Lymphosarcoma is a debilitating cancer of the lymphatic system which affects ferrets of all ages, and occurs with equal incidence in both sexes. Lymphosarcoma can affect many different organs in the body, and for this reason the symptoms of this disease are extremely variable. Malignant lymphocytes may be found in bone marrow, lymph nodes, liver, spleen, intestine, spinal cord, and are often widespread through many different sites. There is some evidence that lymphosarcoma in ferrets may be caused by a virus, as occurs in some other species (for example, feline leukemia virus in cats), but this has not been proven.
Symptoms of lymphosarcoma in the ferret can include lethargy, weight loss, fever, coughing, and breathing difficulty. Symptoms vary according to the organs which are principally involved at the time, but chronic weight loss is a very common finding. In addition, on a physical examination the veterinarian may find enlargement of peripheral lymph nodes, enlargement of the spleen, or he may feel masses in the abdomen or chest.
Diagnosis of lymphosarcoma can be suggested by changes in the total white blood cell and lymphocyte counts, but a definitive diagnosis of this disease requires biopsy of affected tissues such as lymph nodes, spleen or bone marrow. These are routine procedures in veterinary medicine, and can usually be done on an outpatient basis.
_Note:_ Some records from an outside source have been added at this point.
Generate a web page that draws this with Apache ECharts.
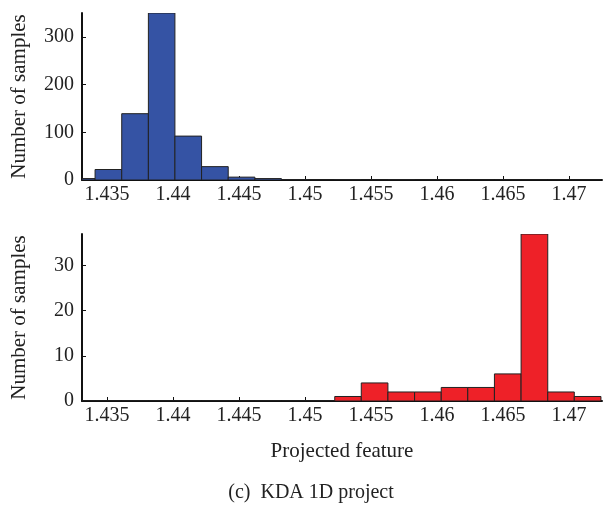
<!DOCTYPE html>
<html>
<head>
<meta charset="utf-8">
<script src="https://cdn.jsdelivr.net/npm/echarts@6/dist/echarts.min.js"></script>
<style>html,body{margin:0;padding:0;background:#fff;}#c{width:607px;height:507px;}</style>
</head>
<body>
<div id="c"></div>
<script>
// Histogram bin edges (21 edges -> 20 bins)
var binEdges = [1.43207, 1.43409, 1.43611, 1.43813, 1.44014, 1.44216, 1.44418, 1.44620, 1.44821, 1.45023,
                1.45225, 1.45426, 1.45628, 1.45830, 1.46032, 1.46233, 1.46435, 1.46637, 1.46839, 1.47040, 1.47242];
// Counts per bin
var topCounts =    [3, 22, 139, 350, 92, 28, 6, 3, 1, 0, 1, 0, 1, 0, 0, 0, 0, 0, 0, 0];
var bottomCounts = [0, 0, 0, 0, 0, 0, 0, 0, 0, 0, 1, 4, 2, 2, 3, 3, 6, 37, 2, 1];
var xTicks = [1.435, 1.44, 1.445, 1.45, 1.455, 1.46, 1.465, 1.47];
var topYTicks = [0, 100, 200, 300];
var bottomYTicks = [0, 10, 20, 30];
var yName = 'Number of samples';
var xName = 'Projected feature';
var caption = '(c)  KDA 1D project';

var FONT = '"Liberation Serif", "DejaVu Serif", serif';
function toData(counts) {
  return counts.map(function (c, i) { return [binEdges[i], binEdges[i + 1], c]; });
}
function renderBar(params, api) {
  var p0 = api.coord([api.value(0), api.value(2)]);
  var p1 = api.coord([api.value(1), 0]);
  var shape = echarts.graphic.clipRectByRect(
    { x: p0[0], y: p0[1], width: p1[0] - p0[0], height: p1[1] - p0[1] },
    { x: params.coordSys.x, y: params.coordSys.y, width: params.coordSys.width, height: params.coordSys.height }
  );
  if (!shape) return null;
  return { type: 'rect', shape: shape, style: api.style() };
}
function xAxis(idx, withName) {
  return {
    type: 'value', gridIndex: idx, min: 1.4331, max: 1.4725,
    axisLine: { lineStyle: { color: '#111', width: 2 } },
    axisTick: { inside: true, length: 4, customValues: xTicks, lineStyle: { color: '#111', width: 1 } },
    axisLabel: { customValues: xTicks, color: '#222', fontFamily: FONT, fontSize: 20, margin: 5,
      formatter: function (v) { return String(+v.toFixed(3)); } },
    splitLine: { show: false },
    name: withName ? xName : '', nameLocation: 'middle', nameGap: 40,
    nameTextStyle: { color: '#222', fontFamily: FONT, fontSize: 21 }
  };
}
function yAxis(idx, max, ticks) {
  return {
    type: 'value', gridIndex: idx, min: 0, max: max,
    axisLine: { show: true, lineStyle: { color: '#111', width: 2 } },
    axisTick: { show: true, inside: true, length: 4, customValues: ticks, lineStyle: { color: '#111', width: 1 } },
    axisLabel: { customValues: ticks, color: '#222', fontFamily: FONT, fontSize: 20, margin: 8 },
    splitLine: { show: false },
    name: yName, nameLocation: 'middle', nameGap: 52,
    nameTextStyle: { color: '#222', fontFamily: FONT, fontSize: 21 }
  };
}
var chart = echarts.init(document.getElementById('c'), null, { renderer: 'canvas' });
chart.setOption({
  backgroundColor: '#fff',
  animation: false,
  grid: [
    { left: 82, right: 5, top: 13, height: 167 },
    { left: 82, right: 5, top: 234, height: 167 }
  ],
  xAxis: [xAxis(0, false), xAxis(1, true)],
  yAxis: [yAxis(0, 350, topYTicks), yAxis(1, 37, bottomYTicks)],
  graphic: [{
    type: 'text', x: 311, y: 493,
    style: { text: caption, fill: '#222', font: '20px ' + FONT, textAlign: 'center', textVerticalAlign: 'middle' }
  }],
  series: [
    { type: 'custom', xAxisIndex: 0, yAxisIndex: 0, data: toData(topCounts), renderItem: renderBar,
      itemStyle: { color: '#3553A4', borderColor: '#222', borderWidth: 1 }, clip: true },
    { type: 'custom', xAxisIndex: 1, yAxisIndex: 1, data: toData(bottomCounts), renderItem: renderBar,
      itemStyle: { color: '#EE2128', borderColor: '#222', borderWidth: 1 }, clip: true }
  ]
});
</script>
</body>
</html>
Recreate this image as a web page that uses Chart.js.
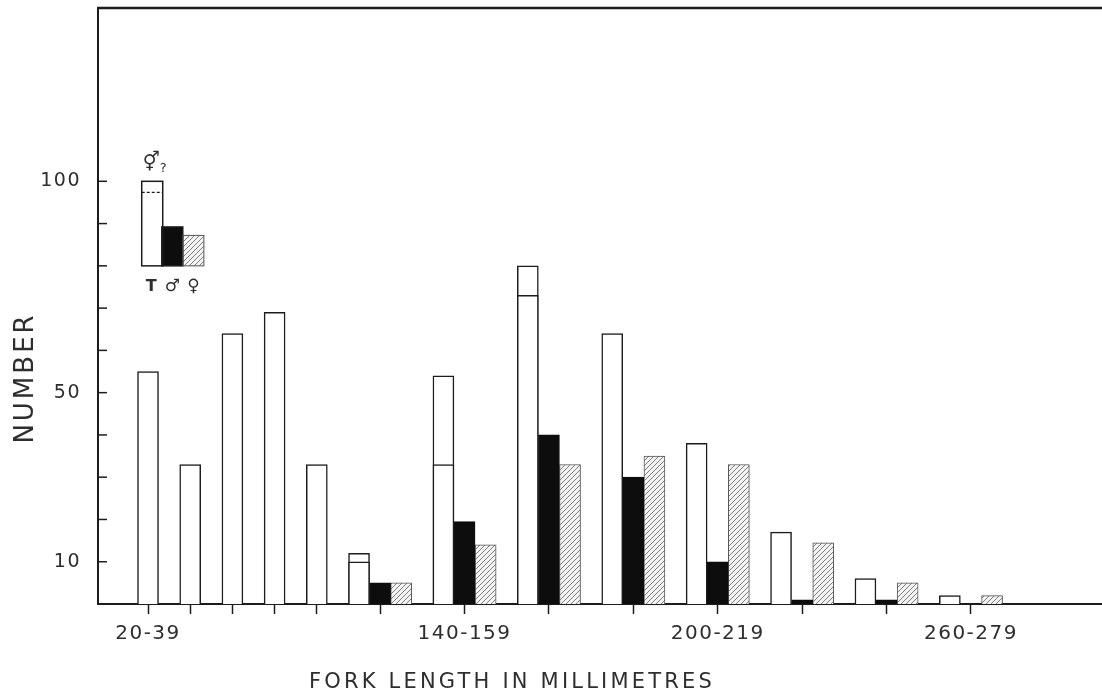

Treatment of lymphosarcoma involves chemotherapy, and the initial improvement with some forms of lymphosarcoma can be dramatic. This is especially true for cases involving large lymph nodes and lymphoid thoracic masses. There are many chemotherapy protocols published in the veterinary literature, but most involve the use of prednisone, cyclophosphamide and vincristine. While on chemotherapy it is critical to follow the patient's progress with serial blood tests to make sure that the treatment is not excessively damaging the bone marrow's blood producing cells. Ferrets tend to tolerate chemotherapy well, usually with few significant side effects. Lymphosarcoma is rarely cured with these chemotherapy programs, although long term remissions of 6--12 months are achievable.